Na een goede tomatenrisotto togen Tom, Niels en ik naar één van mijn favoriete plekken in Gouda: het filmhuis. De bioscoop is ook een fijne plek, perfect voor alle films die je gewoon wil zien en waarbij je nog een beetje keuze uit een dag en tijd wil hebben, maar de kneuterigheid en tegelijkertijd stadse vibe van het filmhuis is something else. Bovenstaande foto doet daar absoluut geen recht aan, dus visualiseer zelf vooral even verder: de kleinste filmzaal die je ooit hebt gezien, misschien een plek of 50, en een doek dat zich op moet rollen om de doorgang naar de bar mogelijk te maken. Ook een belangrijk element: de standaard ingebouwde pauze van 20 minuten waar je absoluut niet op zit te wachten maar die je in deze tijd van het jaar nog wel van de laatste zonnestralen mee laat genieten.
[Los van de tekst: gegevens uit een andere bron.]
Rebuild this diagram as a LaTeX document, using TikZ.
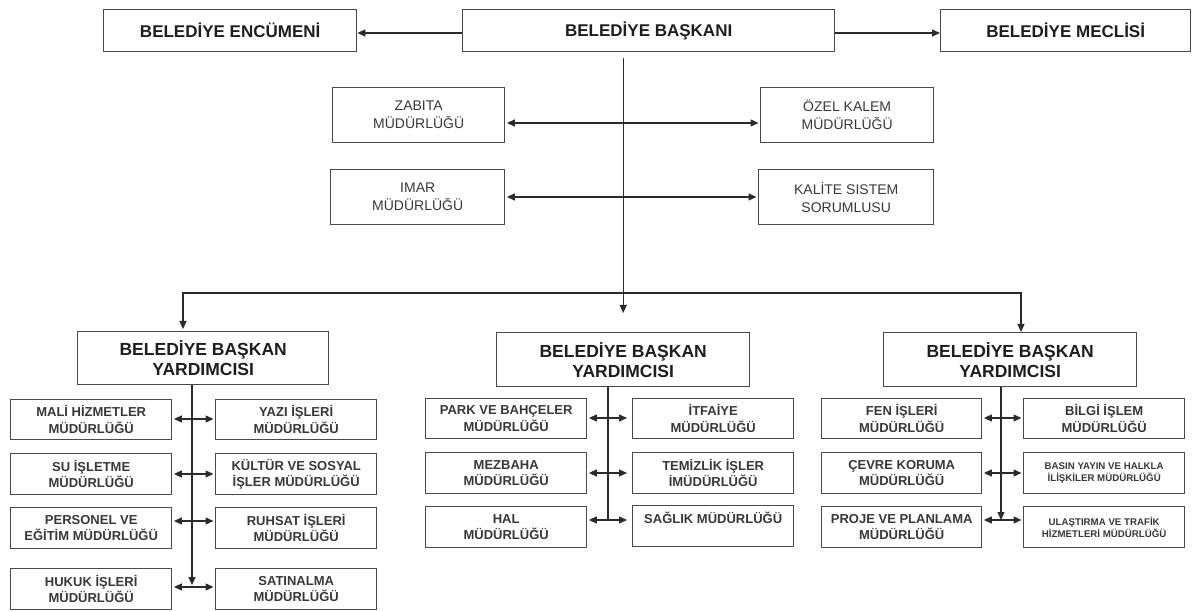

Het aanbod van films is niet groot, maar groot genoeg als je maximaal één keer per maand naar de film gaat. Deze keer keek ik De Terugreis: verdrietiger dan ik had gedacht gebaseerd op de trailer, maar vooral ook heel mooi, lief en leuk. Een film waarvan je blij bent dat ‘ie gemaakt is.

Het volgende (opnieuw driedaagse) weekend bestond uit een kappersafspraak, biertjes op het terras, struinen over de zaterdagmarkt, een dubbeldate in het nieuwe huis van Annegida een heel aantal dorpen verderop, een bezoekje aan de bieb (want regen = met een boek en een poes op de bank) en een Formule 1-zondagmiddag.

X,
Hester

Twenty-sixth

Het verschilt bij mij nogal hoe ik wakker word op zaterdagmorgen. Soms ben ik zó zen, relaxed en uitgerust dat ik ultiem blij ben, maar deze keer overheerste een algeheel ‘meh’-gevoel. Ik weet nog dat ik me nog een keer omdraaide toen mijn radiowekker ging om 10:30 (ik was eigenlijk ook vergeten dat ik die had gezet, maar dit is wel een plausibele tijd vind ik zelf) en dacht ‘het enige positieve is dat ik niet wakker word van een of ander kutlied, maar van What Do You Mean – Justin Bieber’. Dat nummer is zonder enige schaamte al de hele maand mijn themesong. Maar goed, het eerste wat ik deed toen ik mezelf uit bed had gesleept en naar beneden was gestrompeld was een aspirine pakken en water drinken, want er is bij mij blijkbaar geen alcohol nodig om op zaterdag met een enorm duf hoofd wakker te worden. Ik had juist het feestje van Fleur overgeslagen op vrijdagavond omdat ik mezelf ergens op de bank vond en me realiseerde dat ik nog wel energie kon opbrengen, maar dat ik waarschijnlijk zou merken dat ik heel moe was als ik een uurtje niets zou doen en dat gebeurde inderdaad (en het gevoel hield blijkbaar wat langer aan dan één avond). Overheersender en minder makkelijk op te lossen was echter mijn spierpijn. OVERAL.